“It is not that we will one day not know how to tell a story, but that one day we will no longer know how to listen to a story.”
~ Carmen Deedy
The places where stories get told—person to person, human to human—are disappearing. Family dinners where stories are told at the end of the day? Social places like coffee houses become drive-thru? The world is changing to a fast-paced multi-media world of sights and sounds where the entertainment is poured out of the screens that we cannot live without.
In the restaurant, I see tables where everyone is checking their phones. At the beach, I see people sit together—separated by the phones that they are staring into. The phone rings and attention shifts in a room as everyone checks their phone. Machines are disconnecting us.
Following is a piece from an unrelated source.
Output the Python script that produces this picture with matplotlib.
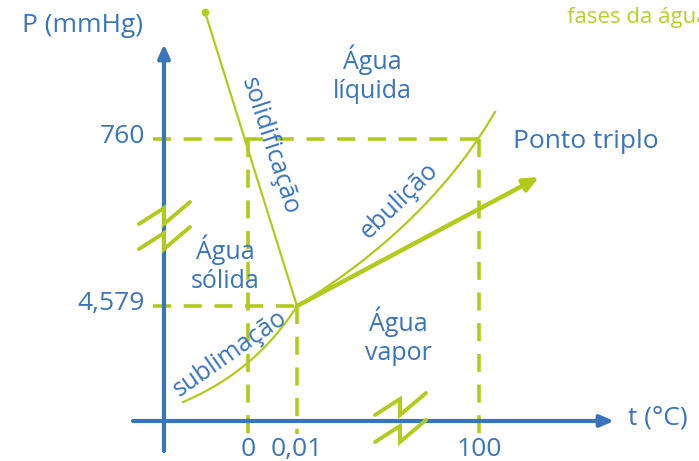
import numpy as np
import matplotlib
matplotlib.use("Agg")
import matplotlib.pyplot as plt

# ---- schematic data (phase diagram of water, not to scale) ----
t_ticks = ["0", "0,01", "100"]
t_pos = [248, 297, 479]          # schematic x positions of temperature ticks
P_ticks = ["4,579", "760"]
P_pos = [306, 139]               # schematic y positions of pressure ticks

triple = (297, 306)
solid_top = (205, 12)
subl_start = (183, 402)
subl_ctrl = (256, 371)
vap_end = (495, 112)
vap_ctrl = (428, 226)
arrow_tip = (539, 177)

BLUE = "#3A74BA"
GREEN = "#B2CA1B"
FONT = ["Open Sans", "DejaVu Sans"]

fig = plt.figure(figsize=(6.99, 4.61), dpi=100)
ax = fig.add_axes([0, 0, 1, 1])
ax.set_xlim(0, 699)
ax.set_ylim(461, 0)
ax.axis("off")

def bez(p0, p1, p2, n=100):
    t = np.linspace(0, 1, n)[:, None]
    p0, p1, p2 = map(np.array, (p0, p1, p2))
    return (1 - t) ** 2 * p0 + 2 * t * (1 - t) * p1 + t ** 2 * p2

# axes
x_axis_y = 421
y_axis_x = 164
ax.annotate("", xy=(614, x_axis_y), xytext=(133, x_axis_y),
            arrowprops=dict(arrowstyle="-|>,head_length=0.8,head_width=0.35", color=BLUE, lw=3, shrinkA=0, shrinkB=0))
ax.annotate("", xy=(y_axis_x, 44), xytext=(y_axis_x, 451),
            arrowprops=dict(arrowstyle="-|>,head_length=0.8,head_width=0.35", color=BLUE, lw=3, shrinkA=0, shrinkB=0))

# dashed reference lines
dash = dict(color=GREEN, lw=2.6, linestyle=(0, (5, 3.5)), solid_capstyle="butt")
ax.plot([153, t_pos[2]], [P_pos[1], P_pos[1]], **dash)
ax.plot([153, triple[0]], [P_pos[0], P_pos[0]], **dash)
ax.plot([t_pos[0], t_pos[0]], [P_pos[1], 434], **dash)
ax.plot([t_pos[1], t_pos[1]], [P_pos[0], 434], **dash)
ax.plot([t_pos[2], t_pos[2]], [P_pos[1], 434], **dash)

# phase boundaries
ax.plot([solid_top[0], triple[0]], [solid_top[1], triple[1]], color=GREEN, lw=1.6)
ax.plot(*solid_top, "o", color=GREEN, ms=4.5)
s = bez(subl_start, subl_ctrl, triple)
ax.plot(s[:, 0], s[:, 1], color=GREEN, lw=1.6)
v = bez(triple, vap_ctrl, vap_end)
ax.plot(v[:, 0], v[:, 1], color=GREEN, lw=1.6)

# triple point arrow
ax.annotate("", xy=arrow_tip, xytext=triple,
            arrowprops=dict(arrowstyle="-|>,head_length=0.9,head_width=0.4", color=GREEN, lw=3.2, shrinkA=0, shrinkB=0))

# axis breaks
def zig(x0, y0, color=GREEN):
    # N-shaped break mark centred at (x0, y0)
    xs = [x0 - 25, x0, x0, x0 + 26]
    ys = [y0 + 9, y0 - 7, y0 + 9, y0 - 13]
    ax.plot(xs, ys, color=color, lw=2.8, solid_capstyle="round", solid_joinstyle="miter", zorder=3)

zig(y_axis_x, 215)
zig(y_axis_x, 240)
zig(400, 406)
zig(400, 433)

# tick labels
tk = dict(color=BLUE, fontsize=19, family=FONT)
for lab, x in zip(t_ticks, t_pos):
    ax.text(x, 449, lab, ha="center", va="center", **tk)
for lab, y in zip(P_ticks, P_pos):
    ax.text(145, y - 3, lab, ha="right", va="center", **tk)

ax.text(82, 25, "P (mmHg)", ha="center", va="center", **tk)
ax.text(658, 418, "t (°C)", ha="center", va="center", **tk)

lab = dict(color=BLUE, fontsize=18, family=FONT, ha="center", va="center", linespacing=1.2)
ax.text(372, 74, "Água\nlíquida", **lab)
ax.text(225, 264, "Água\nsólida", **lab)
ax.text(398, 336, "Água\nvapor", **lab)
ax.text(586, 141, "Ponto triplo", color=BLUE, fontsize=19, family=FONT, ha="center", va="center")

ax.text(270, 146, "solidificação", rotation=-72, rotation_mode="anchor", **lab)
ax.text(399, 201, "ebulição", rotation=44, rotation_mode="anchor", **lab)
ax.text(230, 354, "sublimação", rotation=35, rotation_mode="anchor", **lab)

ax.text(567, 18, "fases da água", color="#B7CF2C", fontsize=16, family=FONT, ha="left", va="center")
ax.text(539, -12, "Diagrama de", color="#B7CF2C", fontsize=16, family=FONT, ha="left", va="center")

fig.savefig("out.png", dpi=100)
The magic of story is the connection that science now calls “neural coupling.” That human to human connection happens when one person tells a story and the rest of the room is completely in sync, actively listening. Even I am guilty of talking on the phone while multi-tasking between three different things. Am I really listening? Maybe I’m in a conversation, looking for the place to insert myself. Am I really listening? Or I’m just talking to hear my own voice and not paying attention to the people around me, not engaging them. Am I really listening?
The power of story is the power of human connection. A story asks us to stop and listen. A story asks us to stop and connect. A story asks us to be human.
Imagine a world without story, a world where we lose our capacity to listen, and you imagine a world in which we lose our humanity.